> Direction
Restate word for word the lines beginning at the one that contains "Convert this chart to matplotlib code." and ending at the one that contains "110, 140, 140, 0, 0]"; include both and nothing else.

> Data entries
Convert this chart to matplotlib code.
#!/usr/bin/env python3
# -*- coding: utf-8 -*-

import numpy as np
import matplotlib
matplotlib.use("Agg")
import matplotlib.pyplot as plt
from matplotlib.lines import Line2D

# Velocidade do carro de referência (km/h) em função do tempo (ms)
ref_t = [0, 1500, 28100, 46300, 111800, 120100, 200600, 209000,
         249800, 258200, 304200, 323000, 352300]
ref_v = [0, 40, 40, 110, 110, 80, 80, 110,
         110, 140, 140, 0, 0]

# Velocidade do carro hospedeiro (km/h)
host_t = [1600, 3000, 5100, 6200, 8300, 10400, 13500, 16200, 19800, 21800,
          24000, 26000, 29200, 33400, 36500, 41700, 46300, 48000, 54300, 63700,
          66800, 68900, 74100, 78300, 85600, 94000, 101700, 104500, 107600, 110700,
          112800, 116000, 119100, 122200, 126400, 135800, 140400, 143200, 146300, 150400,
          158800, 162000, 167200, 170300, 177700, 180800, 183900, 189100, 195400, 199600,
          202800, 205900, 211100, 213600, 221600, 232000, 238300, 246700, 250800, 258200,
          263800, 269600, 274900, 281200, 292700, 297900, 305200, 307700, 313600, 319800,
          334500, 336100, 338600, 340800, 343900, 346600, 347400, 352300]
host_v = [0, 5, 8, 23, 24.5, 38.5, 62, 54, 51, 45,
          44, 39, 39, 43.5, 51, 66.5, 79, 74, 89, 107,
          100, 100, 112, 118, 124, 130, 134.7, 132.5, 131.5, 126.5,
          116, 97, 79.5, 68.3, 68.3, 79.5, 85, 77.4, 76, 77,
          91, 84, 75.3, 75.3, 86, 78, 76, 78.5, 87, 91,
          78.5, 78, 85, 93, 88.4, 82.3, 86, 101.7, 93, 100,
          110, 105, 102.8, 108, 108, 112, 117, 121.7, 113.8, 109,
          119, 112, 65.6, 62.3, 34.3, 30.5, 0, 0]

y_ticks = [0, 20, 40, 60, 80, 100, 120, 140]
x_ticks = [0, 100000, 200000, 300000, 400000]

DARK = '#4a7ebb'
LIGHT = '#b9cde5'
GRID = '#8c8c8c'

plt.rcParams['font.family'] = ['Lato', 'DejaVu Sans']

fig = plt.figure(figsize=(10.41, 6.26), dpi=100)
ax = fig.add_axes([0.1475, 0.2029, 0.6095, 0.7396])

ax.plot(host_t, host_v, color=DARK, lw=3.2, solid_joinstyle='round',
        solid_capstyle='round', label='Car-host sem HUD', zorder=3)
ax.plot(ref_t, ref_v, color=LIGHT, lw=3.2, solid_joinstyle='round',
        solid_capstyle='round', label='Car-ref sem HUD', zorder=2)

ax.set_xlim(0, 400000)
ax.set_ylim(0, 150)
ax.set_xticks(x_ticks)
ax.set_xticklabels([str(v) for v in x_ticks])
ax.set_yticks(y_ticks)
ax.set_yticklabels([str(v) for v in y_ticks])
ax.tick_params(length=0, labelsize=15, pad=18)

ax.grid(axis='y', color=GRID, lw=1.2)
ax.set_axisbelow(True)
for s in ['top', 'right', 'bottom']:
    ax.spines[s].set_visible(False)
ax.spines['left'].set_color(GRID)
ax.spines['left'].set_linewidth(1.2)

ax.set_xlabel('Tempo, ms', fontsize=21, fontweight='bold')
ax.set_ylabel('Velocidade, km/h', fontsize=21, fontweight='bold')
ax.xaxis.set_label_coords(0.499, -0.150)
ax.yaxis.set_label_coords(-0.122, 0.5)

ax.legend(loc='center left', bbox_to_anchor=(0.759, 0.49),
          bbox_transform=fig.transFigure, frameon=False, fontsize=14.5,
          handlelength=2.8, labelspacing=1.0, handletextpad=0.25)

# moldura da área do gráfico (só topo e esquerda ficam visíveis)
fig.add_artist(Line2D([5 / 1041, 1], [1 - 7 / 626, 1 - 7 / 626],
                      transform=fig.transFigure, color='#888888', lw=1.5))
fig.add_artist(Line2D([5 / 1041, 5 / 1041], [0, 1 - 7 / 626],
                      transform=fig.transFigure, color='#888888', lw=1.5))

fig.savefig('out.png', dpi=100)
--
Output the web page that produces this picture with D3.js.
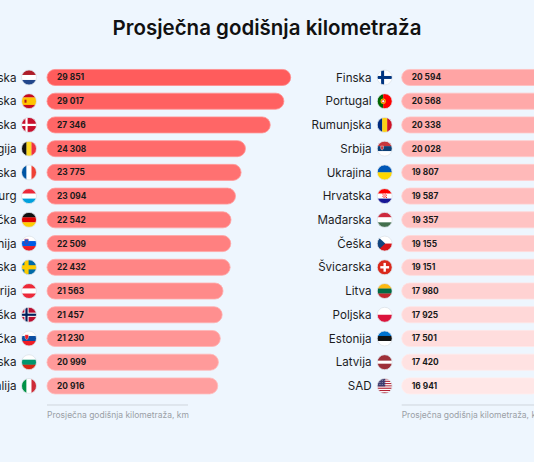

> Complete response
Convert this chart to matplotlib code.
#!/usr/bin/env python3
# -*- coding: utf-8 -*-

import numpy as np
import matplotlib
matplotlib.use("Agg")
import matplotlib.pyplot as plt
from matplotlib.lines import Line2D

# Velocidade do carro de referência (km/h) em função do tempo (ms)
ref_t = [0, 1500, 28100, 46300, 111800, 120100, 200600, 209000,
         249800, 258200, 304200, 323000, 352300]
ref_v = [0, 40, 40, 110, 110, 80, 80, 110,
         110, 140, 140, 0, 0]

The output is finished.